Print the entries below exactly as they appear, from the first line up to and including the line with "(j6) at (1047,540);". Do not print any pictures.
══════════════════════════════
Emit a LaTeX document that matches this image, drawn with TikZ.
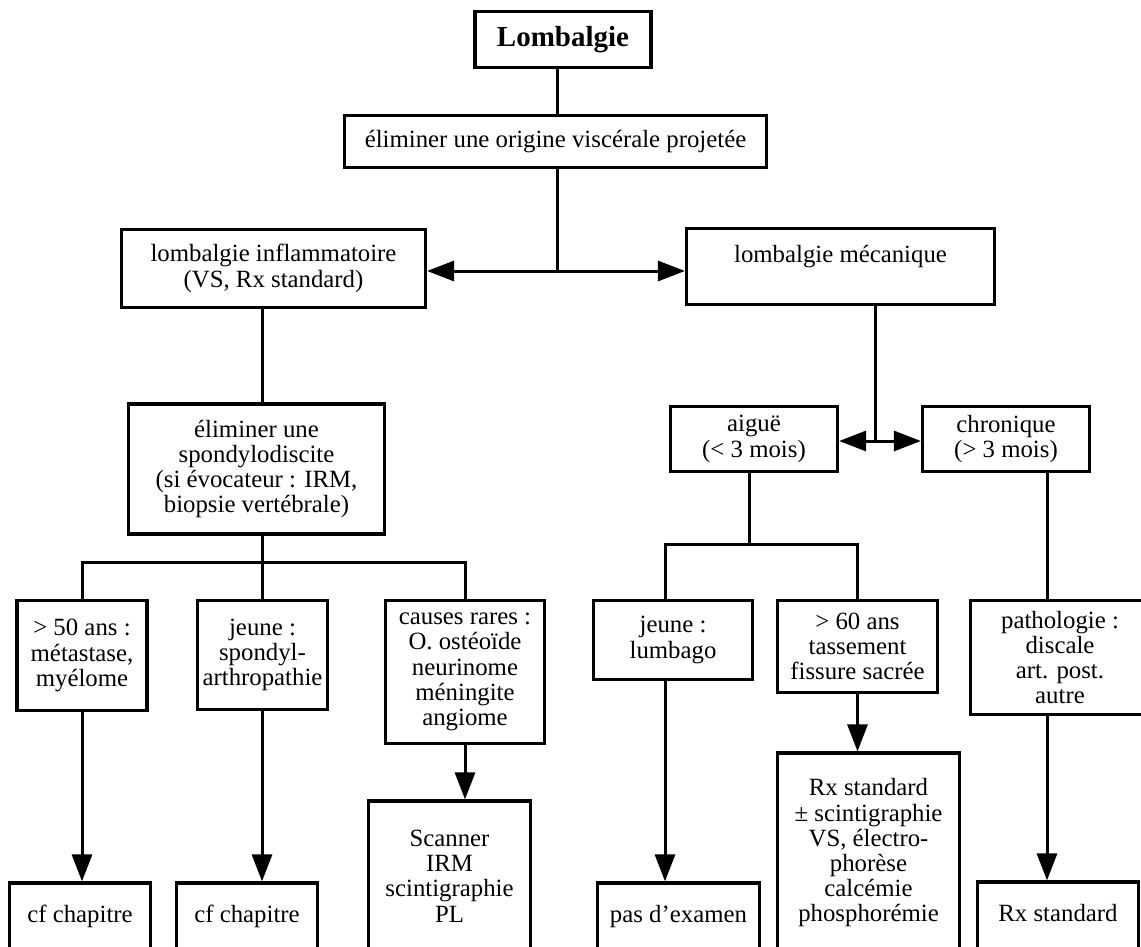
\documentclass[tikz,border=0pt]{standalone}
\usepackage{fontspec}
\setmainfont{Liberation Serif}
\usetikzlibrary{arrows.meta}

\begin{document}
\begin{tikzpicture}[x=0.5pt, y=-0.5pt,
    boite/.style={draw, line width=1.6pt, inner sep=0pt, align=center,
      font=\fontsize{12.4}{12.6}\selectfont},
    lien/.style={line width=1.5pt},
    fleche/.style={lien, -{Triangle[length=13.5pt, width=10pt]}},
    dfleche/.style={lien, {Triangle[length=13.5pt, width=10pt]}-{Triangle[length=13.5pt, width=10pt]}}]

    \useasboundingbox (0,0) rectangle (1141,947);
    \clip (0,0) rectangle (1141,947);

    % Sommet de l'arbre
    \node[boite, minimum width=88pt, minimum height=28pt,
      font=\fontsize{14.5}{15}\selectfont\bfseries] (lomb) at (563,39.5) {Lombalgie};
    \node[boite, minimum width=211pt, minimum height=26pt] (orig) at (555.5,141.5)
      {éliminer une origine viscérale projetée};

    % Points de branchement
    \coordinate (j1) at (557,271);
    \coordinate (j2) at (262,562);
    \coordinate (j3) at (875,441);
    \coordinate (j4) at (749,544);
    \coordinate (j5) at (665,544);
    \coordinate (j6) at (1047,540);

    % Deux grandes familles
    \node[boite, minimum width=152pt, minimum height=39pt] (inflam) at (273.5,268.5)
      {lombalgie inflammatoire\\(VS, Rx standard)};
    \node[boite, minimum width=154pt, minimum height=38pt] (meca) at (840.5,266.5)
      {lombalgie mécanique\\~};

    % Branche inflammatoire
    \node[boite, minimum width=128pt, minimum height=65pt] (spondy) at (256.5,469)
      {éliminer une\\spondylodiscite\\(si évocateur : IRM,\\biopsie vertébrale)};
    \node[boite, minimum width=65pt, minimum height=55pt] (b1) at (82,655.5)
      {> 50 ans :\\métastase,\\myélome};
    \node[boite, minimum width=65pt, minimum height=54.5pt] (b2) at (262.5,655)
      {jeune :\\spondyl-\\arthropathie};
    \node[boite, minimum width=79.5pt, minimum height=71.5pt] (b3) at (465,672)
      {causes rares :\\O. ostéoïde\\neurinome\\méningite\\angiome};
    \node[boite, minimum width=70.5pt, minimum height=43pt] (cf1) at (80,926)
      {cf chapitre\\~};
    \node[boite, minimum width=70.5pt, minimum height=43pt] (cf2) at (247,926)
      {cf chapitre\\~};
    \node[boite, minimum width=81pt, minimum height=75pt] (scan) at (449.5,876)
      {Scanner\\IRM\\scintigraphie\\PL};

    % Branche mécanique
    \node[boite, minimum width=83.5pt, minimum height=32.5pt] (aigue) at (754,439)
      {aiguë\\(< 3 mois)};
    \node[boite, minimum width=83.5pt, minimum height=32.5pt] (chron) at (1006,439)
      {chronique\\(> 3 mois)};
    \node[boite, minimum width=79.5pt, minimum height=39.5pt] (lumb) at (673,640)
      {jeune :\\lumbago};
    \node[boite, minimum width=80pt, minimum height=46pt] (sixty) at (857.5,646.5)
      {> 60 ans\\tassement\\fissure sacrée};
    \node[boite, minimum width=89.5pt, minimum height=57pt] (patho) at (1060,657.5)
      {pathologie :\\discale\\art. post.\\autre};
    \node[boite, minimum width=81pt, minimum height=43pt] (pas) at (678.5,926)
      {pas d’examen\\~};
    \node[boite, minimum width=91pt, minimum height=100pt] (rxa) at (868.5,853)
      {Rx standard\\± scintigraphie\\VS, électro-\\phorèse\\calcémie\\phosphorémie};
    \node[boite, minimum width=80.5pt, minimum height=43pt] (rxb) at (1058,925)
      {Rx standard\\~};

    % Liaisons du haut
    \draw[lien] (lomb.south -| j1) -- (orig.north -| j1);
    \draw[lien] (orig.south -| j1) -- (j1);
    \draw[dfleche] (inflam.east |- j1) -- (meca.west |- j1);

    % Liaisons inflammatoires
    \draw[lien] (inflam.south -| j2) -- (spondy.north -| j2);
    \draw[lien] (spondy.south -| j2) -- (j2);
    \draw[lien] (j2) -| (b1.north);
    \draw[lien] (j2) -- (b2.north -| j2);
    \draw[lien] (j2) -| (b3.north);
    \draw[fleche] (b1.south) -- (b1.south |- cf1.north);
    \draw[fleche] (b2.south -| j2) -- (cf2.north -| j2);
    \draw[fleche] (b3.south) -- (b3.south |- scan.north);

    % Liaisons mécaniques
    \draw[lien] (meca.south -| j3) -- (j3);
    \draw[dfleche] (aigue.east |- j3) -- (chron.west |- j3);
    \draw[lien] (aigue.south -| j4) -- (j4);
    \draw[lien] (j4) -- (j5) -- (lumb.north -| j5);
    \draw[lien] (j4) -| (sixty.north);
    \draw[fleche] (lumb.south -| j5) -- (pas.north -| j5);
    \draw[fleche] (sixty.south) -- (sixty.south |- rxa.north);
    \draw[lien] (chron.south -| j6) -- (patho.north -| j6);
    \draw[fleche] (patho.south -| j6) -- (rxb.north -| j6);
\end{tikzpicture}
\end{document}
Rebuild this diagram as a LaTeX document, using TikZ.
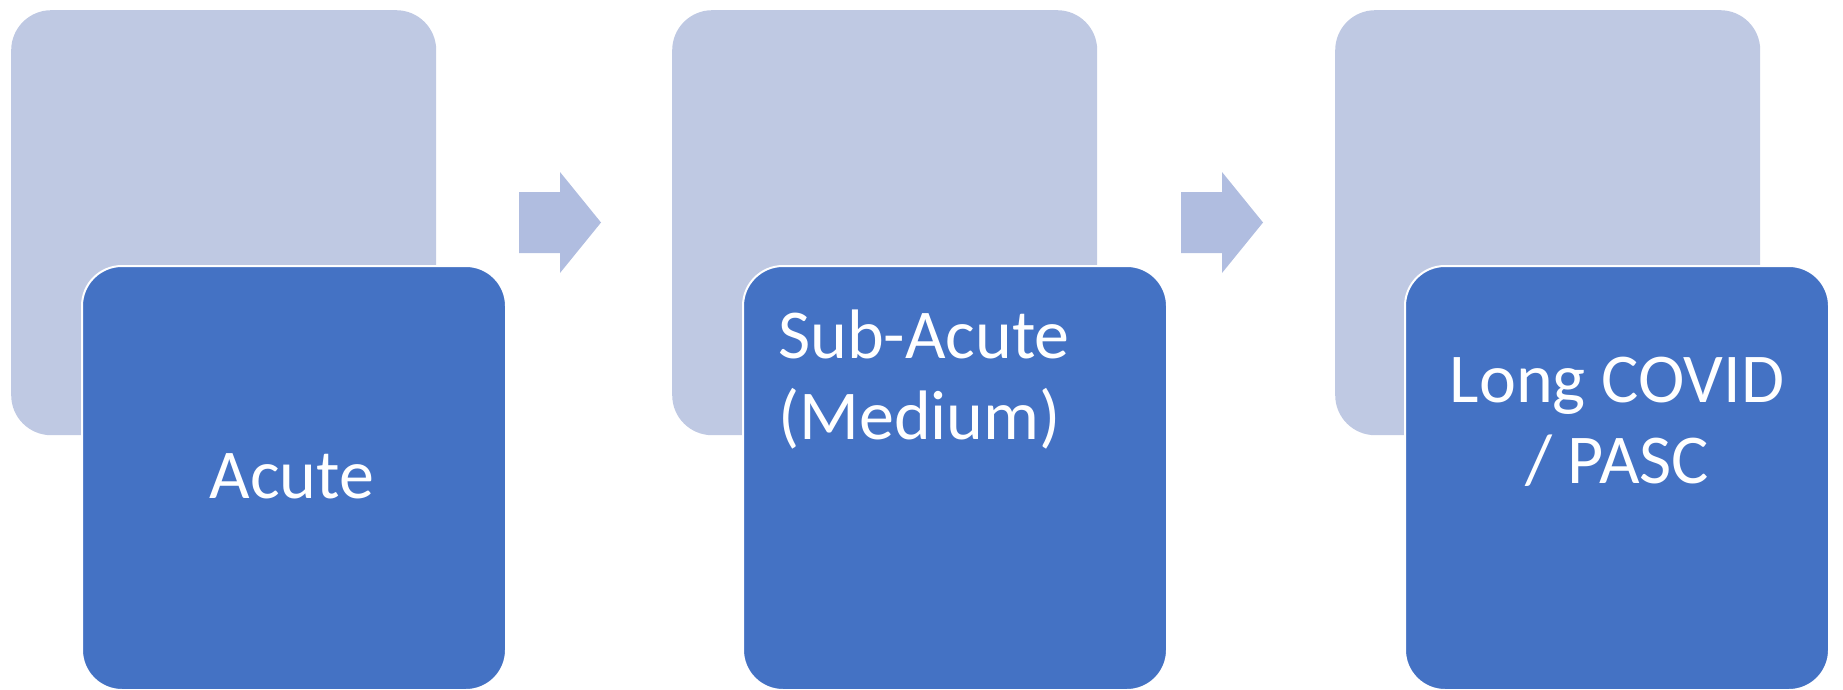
\documentclass[tikz,border=0pt]{standalone}
\usepackage{fontspec}
\setmainfont{Carlito}
\definecolor{paleblue}{RGB}{191,201,227}
\definecolor{arrowblue}{RGB}{176,189,224}
\definecolor{stageblue}{RGB}{68,114,196}
\begin{document}
\begin{tikzpicture}[x=1pt,y=-1pt,
  backcard/.style={fill=paleblue, rounded corners=40pt, minimum width=425pt,
    minimum height=425pt, inner sep=0pt, anchor=north west},
  stagecard/.style={fill=stageblue, draw=white, line width=2pt, rounded corners=40pt,
    minimum width=424pt, minimum height=424pt, inner sep=0pt, anchor=north west},
  stagetext/.style={text=white, font=\fontsize{70}{81}\selectfont, inner sep=0pt},
  flowarrow/.style={fill=arrowblue}]
\useasboundingbox (0,0) rectangle (1843,690);

% back cards
\node[backcard] (bg1) at (11,10) {};
\node[backcard] (bg2) at (672,10) {};
\node[backcard] (bg3) at (1335,10) {};

% block arrows between the stages
\foreach \dx in {0,662}{
  \fill[flowarrow, xshift=\dx pt] (519,192) -- (560,192) -- (560,172) -- (601,222.5)
    -- (560,273) -- (560,253) -- (519,253) -- cycle;
}

% stage cards
\node[stagecard] (st1) at (81,265) {};
\node[stagecard] (st2) at (742,265) {};
\node[stagecard] (st3) at (1404,265) {};

% stage labels (base anchor sits on the last line's baseline)
\node[stagetext, anchor=base] (t1) at (292,498) {Acute};
\node[stagetext, anchor=base west, align=left] (t2) at (778,439) {Sub-Acute\\(Medium)};
\node[stagetext, anchor=base, align=center] (t3) at (1617,483) {Long COVID\\/ PASC};
\end{tikzpicture}
\end{document}
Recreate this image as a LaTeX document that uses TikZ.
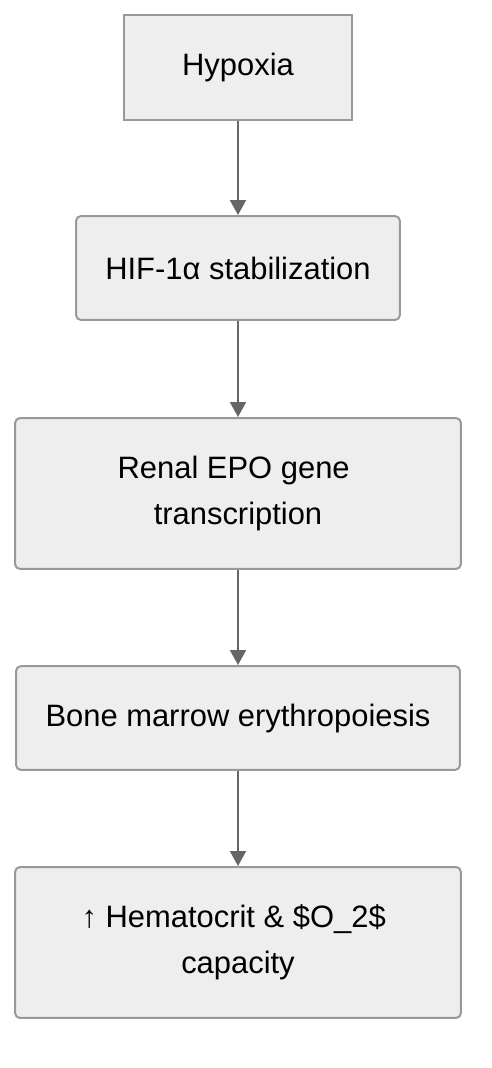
\documentclass[tikz,border=0pt]{standalone}
\usepackage{fontspec}
\setmainfont{Liberation Sans}
\usetikzlibrary{arrows.meta}
\definecolor{boxfill}{HTML}{EEEEEE}
\definecolor{boxline}{HTML}{999999}
\definecolor{arrline}{HTML}{666666}
\tikzset{
  stepbox/.style={draw=boxline,fill=boxfill,line width=0.04cm,align=center,
    font=\fontsize{17.6}{26.2}\selectfont,inner sep=0pt},
  flow/.style={draw=arrline,line width=0.04cm,-{Triangle[length=0.3cm,width=0.32cm]}}
}
\begin{document}
\begin{tikzpicture}[x=0.02cm,y=-0.02cm]
                 \useasboundingbox (0,0) rectangle (492,1068);
                 \node[stepbox,minimum width=4.56cm,minimum height=2.1cm] (hyp) at (238,67.5) {Hypoxia};
                 \node[stepbox,rounded corners=0.1cm,minimum width=6.48cm,minimum height=2.08cm] (hif) at (238,268) {HIF-1α stabilization};
                 \node[stepbox,rounded corners=0.1cm,minimum width=8.92cm,minimum height=3.02cm] (epo) at (238,493.5) {Renal EPO gene\hspace*{0.28em}\\transcription};
                 \node[stepbox,rounded corners=0.1cm,minimum width=8.88cm,minimum height=2.08cm] (bone) at (238,718) {Bone marrow erythropoiesis};
                 \node[stepbox,rounded corners=0.1cm,minimum width=8.92cm,minimum height=3.02cm] (hct) at (238,942.5) {↑ Hematocrit \& \$O\_2\$\hspace*{0.28em}\\capacity};
                 \draw[flow] (hyp) -- (hif);
                 \draw[flow] (hif) -- (epo);
                 \draw[flow] (epo) -- (bone);
                 \draw[flow] (bone) -- (hct);
                \end{tikzpicture}
\end{document}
══════════════════════════════
**Answer to the exercise**:
Emit a LaTeX document that matches this image, drawn with TikZ.
\documentclass[tikz,border=0pt]{standalone}
\usepackage{fontspec}
\setmainfont{Liberation Serif}
\usetikzlibrary{arrows.meta}

\begin{document}
\begin{tikzpicture}[x=0.5pt, y=-0.5pt,
    boite/.style={draw, line width=1.6pt, inner sep=0pt, align=center,
      font=\fontsize{12.4}{12.6}\selectfont},
    lien/.style={line width=1.5pt},
    fleche/.style={lien, -{Triangle[length=13.5pt, width=10pt]}},
    dfleche/.style={lien, {Triangle[length=13.5pt, width=10pt]}-{Triangle[length=13.5pt, width=10pt]}}]

    \useasboundingbox (0,0) rectangle (1141,947);
    \clip (0,0) rectangle (1141,947);

    % Sommet de l'arbre
    \node[boite, minimum width=88pt, minimum height=28pt,
      font=\fontsize{14.5}{15}\selectfont\bfseries] (lomb) at (563,39.5) {Lombalgie};
    \node[boite, minimum width=211pt, minimum height=26pt] (orig) at (555.5,141.5)
      {éliminer une origine viscérale projetée};

    % Points de branchement
    \coordinate (j1) at (557,271);
    \coordinate (j2) at (262,562);
    \coordinate (j3) at (875,441);
    \coordinate (j4) at (749,544);
    \coordinate (j5) at (665,544);
    \coordinate (j6) at (1047,540);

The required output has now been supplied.